*DATASET SECTION:*
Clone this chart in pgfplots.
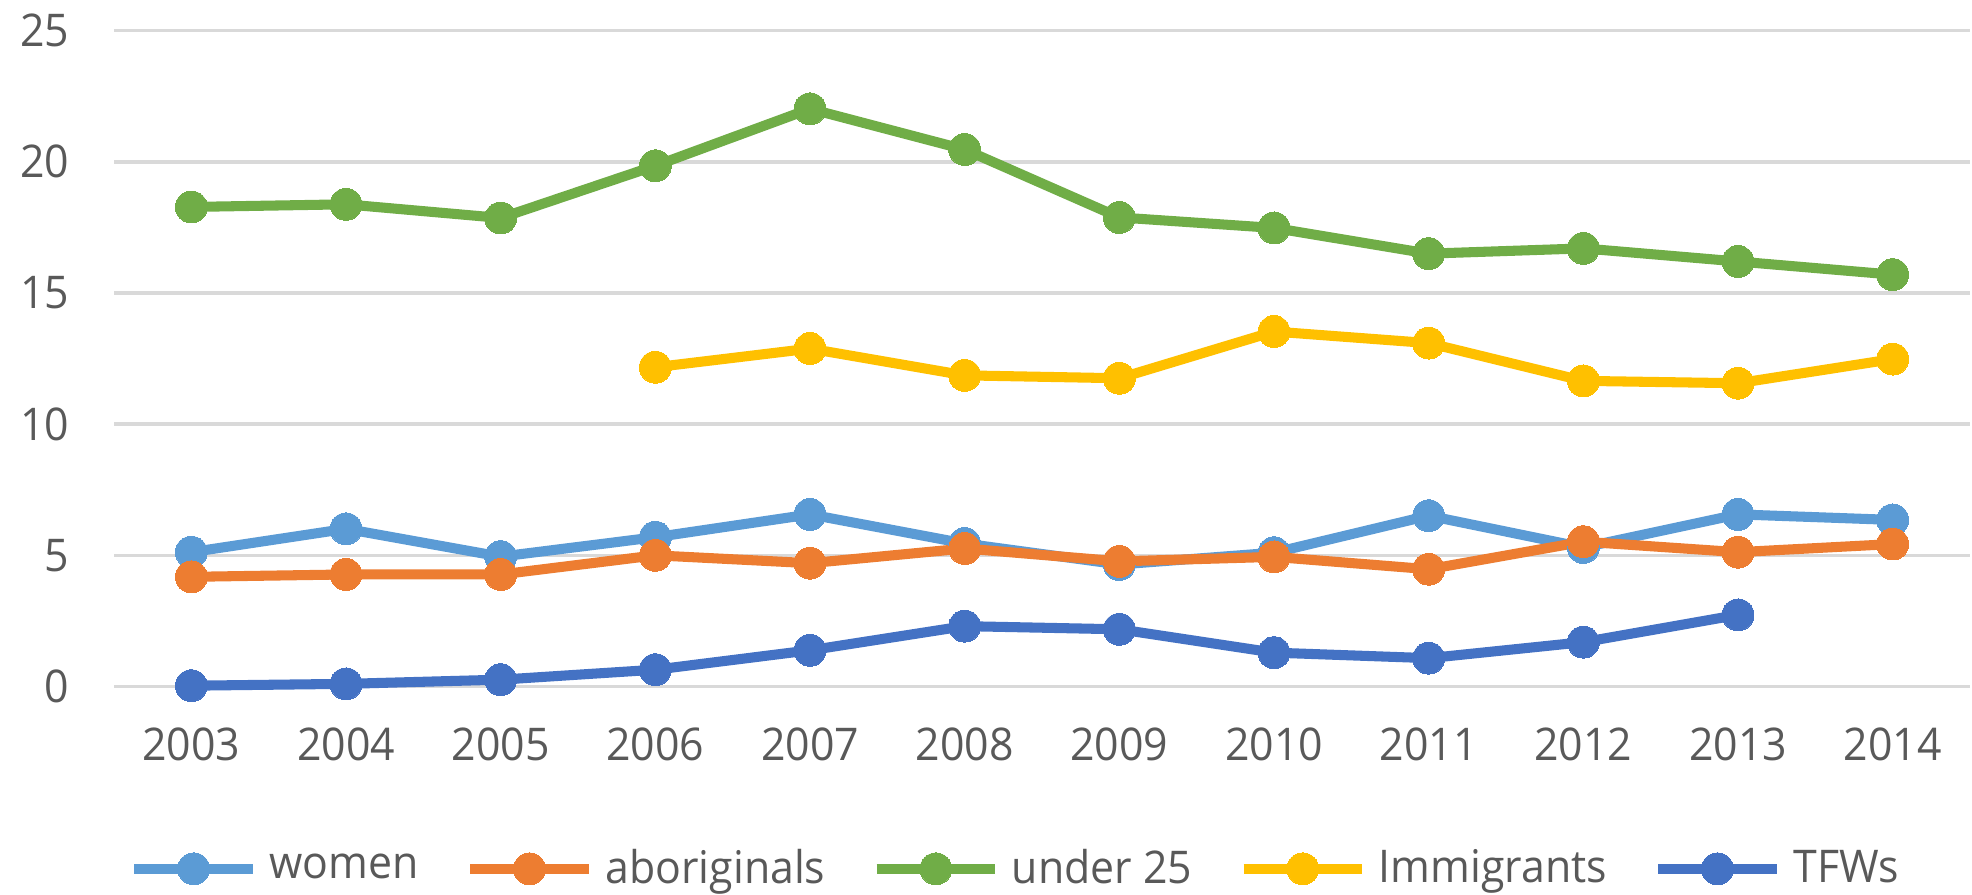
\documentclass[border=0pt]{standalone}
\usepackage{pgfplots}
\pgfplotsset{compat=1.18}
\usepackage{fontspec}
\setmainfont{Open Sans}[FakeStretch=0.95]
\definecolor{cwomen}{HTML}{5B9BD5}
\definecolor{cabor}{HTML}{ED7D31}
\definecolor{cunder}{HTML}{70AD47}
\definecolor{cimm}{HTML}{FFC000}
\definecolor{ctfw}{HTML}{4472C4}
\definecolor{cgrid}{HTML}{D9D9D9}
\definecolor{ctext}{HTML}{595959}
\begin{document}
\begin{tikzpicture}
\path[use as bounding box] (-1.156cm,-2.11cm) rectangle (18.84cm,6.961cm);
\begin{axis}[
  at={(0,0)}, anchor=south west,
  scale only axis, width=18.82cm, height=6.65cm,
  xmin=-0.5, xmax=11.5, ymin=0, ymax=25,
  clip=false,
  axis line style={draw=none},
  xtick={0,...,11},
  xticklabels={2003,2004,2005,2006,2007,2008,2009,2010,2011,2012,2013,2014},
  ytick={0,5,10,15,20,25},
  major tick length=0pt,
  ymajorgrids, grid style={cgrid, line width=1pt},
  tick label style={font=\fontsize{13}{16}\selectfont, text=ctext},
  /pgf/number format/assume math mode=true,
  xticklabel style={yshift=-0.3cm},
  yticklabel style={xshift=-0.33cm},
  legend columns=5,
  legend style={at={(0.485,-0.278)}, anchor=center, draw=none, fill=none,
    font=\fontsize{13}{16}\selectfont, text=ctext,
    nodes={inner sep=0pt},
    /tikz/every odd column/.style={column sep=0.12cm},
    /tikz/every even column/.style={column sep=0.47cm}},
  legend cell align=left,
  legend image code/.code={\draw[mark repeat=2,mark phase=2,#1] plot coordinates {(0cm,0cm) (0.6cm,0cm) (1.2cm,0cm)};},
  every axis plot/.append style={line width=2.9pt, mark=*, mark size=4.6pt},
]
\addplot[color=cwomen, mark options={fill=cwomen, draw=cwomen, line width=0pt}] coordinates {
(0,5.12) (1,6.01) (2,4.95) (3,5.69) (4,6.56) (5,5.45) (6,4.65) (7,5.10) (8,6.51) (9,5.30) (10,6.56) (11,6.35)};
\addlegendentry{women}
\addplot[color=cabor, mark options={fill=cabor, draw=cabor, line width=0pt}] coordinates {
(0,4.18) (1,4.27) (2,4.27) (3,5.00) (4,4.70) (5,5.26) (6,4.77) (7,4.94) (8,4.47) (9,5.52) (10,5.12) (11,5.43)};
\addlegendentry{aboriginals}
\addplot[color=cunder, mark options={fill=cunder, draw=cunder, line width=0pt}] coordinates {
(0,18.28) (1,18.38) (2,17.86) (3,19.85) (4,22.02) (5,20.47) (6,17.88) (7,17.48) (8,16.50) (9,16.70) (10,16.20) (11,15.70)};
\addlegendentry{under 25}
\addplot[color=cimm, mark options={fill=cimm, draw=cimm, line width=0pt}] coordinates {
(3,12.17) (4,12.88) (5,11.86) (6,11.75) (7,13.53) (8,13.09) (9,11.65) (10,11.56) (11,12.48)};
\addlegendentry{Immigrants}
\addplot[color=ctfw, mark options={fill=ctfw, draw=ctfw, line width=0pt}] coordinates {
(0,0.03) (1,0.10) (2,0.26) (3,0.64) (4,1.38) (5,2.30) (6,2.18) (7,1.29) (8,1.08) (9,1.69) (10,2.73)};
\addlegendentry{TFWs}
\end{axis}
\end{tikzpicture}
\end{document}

*TASK TO CARRY OUT:* Write out again every line above exactly as given; the pictures do not belong in the copy.

*WRITTEN SOLUTION:*
Clone this chart in pgfplots.
\documentclass[border=0pt]{standalone}
\usepackage{pgfplots}
\pgfplotsset{compat=1.18}
\usepackage{fontspec}
\setmainfont{Open Sans}[FakeStretch=0.95]
\definecolor{cwomen}{HTML}{5B9BD5}
\definecolor{cabor}{HTML}{ED7D31}
\definecolor{cunder}{HTML}{70AD47}
\definecolor{cimm}{HTML}{FFC000}
\definecolor{ctfw}{HTML}{4472C4}
\definecolor{cgrid}{HTML}{D9D9D9}
\definecolor{ctext}{HTML}{595959}
\begin{document}
\begin{tikzpicture}
\path[use as bounding box] (-1.156cm,-2.11cm) rectangle (18.84cm,6.961cm);
\begin{axis}[
  at={(0,0)}, anchor=south west,
  scale only axis, width=18.82cm, height=6.65cm,
  xmin=-0.5, xmax=11.5, ymin=0, ymax=25,
  clip=false,
  axis line style={draw=none},
  xtick={0,...,11},
  xticklabels={2003,2004,2005,2006,2007,2008,2009,2010,2011,2012,2013,2014},
  ytick={0,5,10,15,20,25},
  major tick length=0pt,
  ymajorgrids, grid style={cgrid, line width=1pt},
  tick label style={font=\fontsize{13}{16}\selectfont, text=ctext},
  /pgf/number format/assume math mode=true,
  xticklabel style={yshift=-0.3cm},
  yticklabel style={xshift=-0.33cm},
  legend columns=5,
  legend style={at={(0.485,-0.278)}, anchor=center, draw=none, fill=none,
    font=\fontsize{13}{16}\selectfont, text=ctext,
    nodes={inner sep=0pt},
    /tikz/every odd column/.style={column sep=0.12cm},
    /tikz/every even column/.style={column sep=0.47cm}},
  legend cell align=left,
  legend image code/.code={\draw[mark repeat=2,mark phase=2,#1] plot coordinates {(0cm,0cm) (0.6cm,0cm) (1.2cm,0cm)};},
  every axis plot/.append style={line width=2.9pt, mark=*, mark size=4.6pt},
]
\addplot[color=cwomen, mark options={fill=cwomen, draw=cwomen, line width=0pt}] coordinates {
(0,5.12) (1,6.01) (2,4.95) (3,5.69) (4,6.56) (5,5.45) (6,4.65) (7,5.10) (8,6.51) (9,5.30) (10,6.56) (11,6.35)};
\addlegendentry{women}
\addplot[color=cabor, mark options={fill=cabor, draw=cabor, line width=0pt}] coordinates {
(0,4.18) (1,4.27) (2,4.27) (3,5.00) (4,4.70) (5,5.26) (6,4.77) (7,4.94) (8,4.47) (9,5.52) (10,5.12) (11,5.43)};
\addlegendentry{aboriginals}
\addplot[color=cunder, mark options={fill=cunder, draw=cunder, line width=0pt}] coordinates {
(0,18.28) (1,18.38) (2,17.86) (3,19.85) (4,22.02) (5,20.47) (6,17.88) (7,17.48) (8,16.50) (9,16.70) (10,16.20) (11,15.70)};
\addlegendentry{under 25}
\addplot[color=cimm, mark options={fill=cimm, draw=cimm, line width=0pt}] coordinates {
(3,12.17) (4,12.88) (5,11.86) (6,11.75) (7,13.53) (8,13.09) (9,11.65) (10,11.56) (11,12.48)};
\addlegendentry{Immigrants}
\addplot[color=ctfw, mark options={fill=ctfw, draw=ctfw, line width=0pt}] coordinates {
(0,0.03) (1,0.10) (2,0.26) (3,0.64) (4,1.38) (5,2.30) (6,2.18) (7,1.29) (8,1.08) (9,1.69) (10,2.73)};
\addlegendentry{TFWs}
\end{axis}
\end{tikzpicture}
\end{document}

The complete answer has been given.